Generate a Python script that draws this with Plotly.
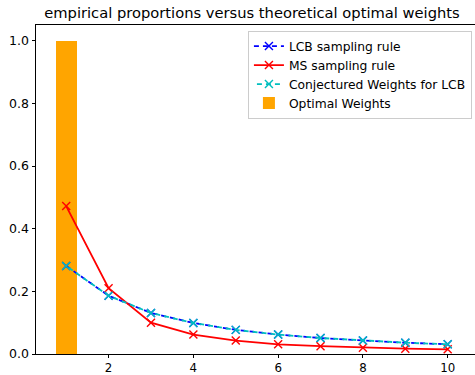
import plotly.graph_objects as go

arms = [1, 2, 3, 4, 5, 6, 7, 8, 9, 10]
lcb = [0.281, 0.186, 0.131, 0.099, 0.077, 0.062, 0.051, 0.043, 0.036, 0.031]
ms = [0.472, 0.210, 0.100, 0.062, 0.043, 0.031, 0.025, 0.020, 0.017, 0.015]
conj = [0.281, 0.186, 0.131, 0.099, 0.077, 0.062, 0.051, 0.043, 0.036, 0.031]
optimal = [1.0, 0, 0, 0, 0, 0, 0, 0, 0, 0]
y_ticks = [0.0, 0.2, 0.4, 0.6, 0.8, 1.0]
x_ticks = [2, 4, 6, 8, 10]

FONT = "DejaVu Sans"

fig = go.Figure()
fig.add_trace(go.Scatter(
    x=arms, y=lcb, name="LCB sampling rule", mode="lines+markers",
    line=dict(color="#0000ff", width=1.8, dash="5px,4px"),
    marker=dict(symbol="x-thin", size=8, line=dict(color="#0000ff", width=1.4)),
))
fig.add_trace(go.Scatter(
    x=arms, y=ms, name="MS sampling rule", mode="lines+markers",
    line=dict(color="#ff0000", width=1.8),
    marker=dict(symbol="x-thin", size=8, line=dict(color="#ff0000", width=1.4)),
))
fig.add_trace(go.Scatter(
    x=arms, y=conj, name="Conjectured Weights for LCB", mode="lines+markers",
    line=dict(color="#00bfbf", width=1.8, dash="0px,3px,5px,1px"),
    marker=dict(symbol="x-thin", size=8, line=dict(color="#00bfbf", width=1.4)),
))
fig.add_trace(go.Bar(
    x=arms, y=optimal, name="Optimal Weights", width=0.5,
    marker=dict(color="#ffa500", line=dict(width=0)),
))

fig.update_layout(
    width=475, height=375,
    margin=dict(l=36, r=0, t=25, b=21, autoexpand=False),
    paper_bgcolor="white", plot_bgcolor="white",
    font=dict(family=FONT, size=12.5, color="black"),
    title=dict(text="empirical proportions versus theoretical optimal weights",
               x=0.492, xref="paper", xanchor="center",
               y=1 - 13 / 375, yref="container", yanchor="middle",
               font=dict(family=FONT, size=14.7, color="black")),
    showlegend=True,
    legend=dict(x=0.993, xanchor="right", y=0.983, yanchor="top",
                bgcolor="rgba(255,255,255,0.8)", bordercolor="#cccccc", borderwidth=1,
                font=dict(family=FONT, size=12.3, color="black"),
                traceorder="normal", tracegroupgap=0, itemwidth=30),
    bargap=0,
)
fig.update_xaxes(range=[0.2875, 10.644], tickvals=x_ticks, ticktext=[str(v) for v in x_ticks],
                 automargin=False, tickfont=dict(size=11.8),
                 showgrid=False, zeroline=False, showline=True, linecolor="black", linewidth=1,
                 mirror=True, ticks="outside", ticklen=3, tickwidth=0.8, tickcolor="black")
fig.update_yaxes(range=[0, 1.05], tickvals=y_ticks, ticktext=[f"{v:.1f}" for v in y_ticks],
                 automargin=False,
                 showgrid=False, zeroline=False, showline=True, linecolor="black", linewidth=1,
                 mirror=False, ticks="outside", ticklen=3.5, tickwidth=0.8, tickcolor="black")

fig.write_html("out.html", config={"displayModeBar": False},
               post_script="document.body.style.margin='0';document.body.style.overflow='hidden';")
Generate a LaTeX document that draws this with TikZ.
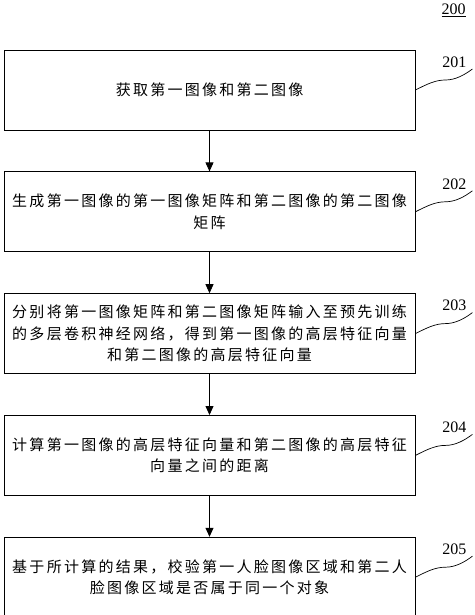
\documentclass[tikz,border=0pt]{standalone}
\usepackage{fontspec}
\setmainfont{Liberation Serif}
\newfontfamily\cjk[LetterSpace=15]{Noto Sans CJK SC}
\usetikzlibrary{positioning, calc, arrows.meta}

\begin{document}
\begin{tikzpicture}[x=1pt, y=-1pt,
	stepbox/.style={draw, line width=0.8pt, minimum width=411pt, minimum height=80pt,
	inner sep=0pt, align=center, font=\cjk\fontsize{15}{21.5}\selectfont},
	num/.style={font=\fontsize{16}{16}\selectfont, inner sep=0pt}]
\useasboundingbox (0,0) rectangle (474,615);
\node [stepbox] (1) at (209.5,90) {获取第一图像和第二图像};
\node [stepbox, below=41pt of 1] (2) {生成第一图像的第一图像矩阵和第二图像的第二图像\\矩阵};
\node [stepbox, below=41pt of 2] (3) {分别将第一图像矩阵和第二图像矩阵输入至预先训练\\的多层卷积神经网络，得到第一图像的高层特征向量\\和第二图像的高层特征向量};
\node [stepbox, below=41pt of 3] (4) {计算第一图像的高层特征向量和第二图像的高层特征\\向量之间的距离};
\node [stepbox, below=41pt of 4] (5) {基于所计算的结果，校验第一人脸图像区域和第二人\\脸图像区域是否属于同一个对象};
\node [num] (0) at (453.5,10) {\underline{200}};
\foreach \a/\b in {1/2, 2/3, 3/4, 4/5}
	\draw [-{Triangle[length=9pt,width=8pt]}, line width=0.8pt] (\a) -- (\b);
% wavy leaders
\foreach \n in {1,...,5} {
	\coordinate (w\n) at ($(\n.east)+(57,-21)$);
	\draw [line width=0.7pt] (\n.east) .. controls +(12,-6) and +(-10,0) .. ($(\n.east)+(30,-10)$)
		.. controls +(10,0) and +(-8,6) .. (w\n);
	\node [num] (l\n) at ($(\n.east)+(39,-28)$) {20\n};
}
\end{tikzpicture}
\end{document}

> _Exercise directions_:
Leave the pictures out and write out every entry exactly as given.

> _Answer for the task_:
Generate a Python script that draws this with Plotly.
import plotly.graph_objects as go

arms = [1, 2, 3, 4, 5, 6, 7, 8, 9, 10]
lcb = [0.281, 0.186, 0.131, 0.099, 0.077, 0.062, 0.051, 0.043, 0.036, 0.031]
ms = [0.472, 0.210, 0.100, 0.062, 0.043, 0.031, 0.025, 0.020, 0.017, 0.015]
conj = [0.281, 0.186, 0.131, 0.099, 0.077, 0.062, 0.051, 0.043, 0.036, 0.031]
optimal = [1.0, 0, 0, 0, 0, 0, 0, 0, 0, 0]
y_ticks = [0.0, 0.2, 0.4, 0.6, 0.8, 1.0]
x_ticks = [2, 4, 6, 8, 10]

FONT = "DejaVu Sans"

fig = go.Figure()
fig.add_trace(go.Scatter(
    x=arms, y=lcb, name="LCB sampling rule", mode="lines+markers",
    line=dict(color="#0000ff", width=1.8, dash="5px,4px"),
    marker=dict(symbol="x-thin", size=8, line=dict(color="#0000ff", width=1.4)),
))
fig.add_trace(go.Scatter(
    x=arms, y=ms, name="MS sampling rule", mode="lines+markers",
    line=dict(color="#ff0000", width=1.8),
    marker=dict(symbol="x-thin", size=8, line=dict(color="#ff0000", width=1.4)),
))
fig.add_trace(go.Scatter(
    x=arms, y=conj, name="Conjectured Weights for LCB", mode="lines+markers",
    line=dict(color="#00bfbf", width=1.8, dash="0px,3px,5px,1px"),
    marker=dict(symbol="x-thin", size=8, line=dict(color="#00bfbf", width=1.4)),
))
fig.add_trace(go.Bar(
    x=arms, y=optimal, name="Optimal Weights", width=0.5,
    marker=dict(color="#ffa500", line=dict(width=0)),
))

fig.update_layout(
    width=475, height=375,
    margin=dict(l=36, r=0, t=25, b=21, autoexpand=False),
    paper_bgcolor="white", plot_bgcolor="white",
    font=dict(family=FONT, size=12.5, color="black"),
    title=dict(text="empirical proportions versus theoretical optimal weights",
               x=0.492, xref="paper", xanchor="center",
               y=1 - 13 / 375, yref="container", yanchor="middle",
               font=dict(family=FONT, size=14.7, color="black")),
    showlegend=True,
    legend=dict(x=0.993, xanchor="right", y=0.983, yanchor="top",
                bgcolor="rgba(255,255,255,0.8)", bordercolor="#cccccc", borderwidth=1,
                font=dict(family=FONT, size=12.3, color="black"),
                traceorder="normal", tracegroupgap=0, itemwidth=30),
    bargap=0,
)
fig.update_xaxes(range=[0.2875, 10.644], tickvals=x_ticks, ticktext=[str(v) for v in x_ticks],
                 automargin=False, tickfont=dict(size=11.8),
                 showgrid=False, zeroline=False, showline=True, linecolor="black", linewidth=1,
                 mirror=True, ticks="outside", ticklen=3, tickwidth=0.8, tickcolor="black")
fig.update_yaxes(range=[0, 1.05], tickvals=y_ticks, ticktext=[f"{v:.1f}" for v in y_ticks],
                 automargin=False,
                 showgrid=False, zeroline=False, showline=True, linecolor="black", linewidth=1,
                 mirror=False, ticks="outside", ticklen=3.5, tickwidth=0.8, tickcolor="black")

fig.write_html("out.html", config={"displayModeBar": False},
               post_script="document.body.style.margin='0';document.body.style.overflow='hidden';")
Generate a LaTeX document that draws this with TikZ.
\documentclass[tikz,border=0pt]{standalone}
\usepackage{fontspec}
\setmainfont{Liberation Serif}
\newfontfamily\cjk[LetterSpace=15]{Noto Sans CJK SC}
\usetikzlibrary{positioning, calc, arrows.meta}

\begin{document}
\begin{tikzpicture}[x=1pt, y=-1pt,
	stepbox/.style={draw, line width=0.8pt, minimum width=411pt, minimum height=80pt,
	inner sep=0pt, align=center, font=\cjk\fontsize{15}{21.5}\selectfont},
	num/.style={font=\fontsize{16}{16}\selectfont, inner sep=0pt}]
\useasboundingbox (0,0) rectangle (474,615);
\node [stepbox] (1) at (209.5,90) {获取第一图像和第二图像};
\node [stepbox, below=41pt of 1] (2) {生成第一图像的第一图像矩阵和第二图像的第二图像\\矩阵};
\node [stepbox, below=41pt of 2] (3) {分别将第一图像矩阵和第二图像矩阵输入至预先训练\\的多层卷积神经网络，得到第一图像的高层特征向量\\和第二图像的高层特征向量};
\node [stepbox, below=41pt of 3] (4) {计算第一图像的高层特征向量和第二图像的高层特征\\向量之间的距离};
\node [stepbox, below=41pt of 4] (5) {基于所计算的结果，校验第一人脸图像区域和第二人\\脸图像区域是否属于同一个对象};
\node [num] (0) at (453.5,10) {\underline{200}};
\foreach \a/\b in {1/2, 2/3, 3/4, 4/5}
	\draw [-{Triangle[length=9pt,width=8pt]}, line width=0.8pt] (\a) -- (\b);
% wavy leaders
\foreach \n in {1,...,5} {
	\coordinate (w\n) at ($(\n.east)+(57,-21)$);
	\draw [line width=0.7pt] (\n.east) .. controls +(12,-6) and +(-10,0) .. ($(\n.east)+(30,-10)$)
		.. controls +(10,0) and +(-8,6) .. (w\n);
	\node [num] (l\n) at ($(\n.east)+(39,-28)$) {20\n};
}
\end{tikzpicture}
\end{document}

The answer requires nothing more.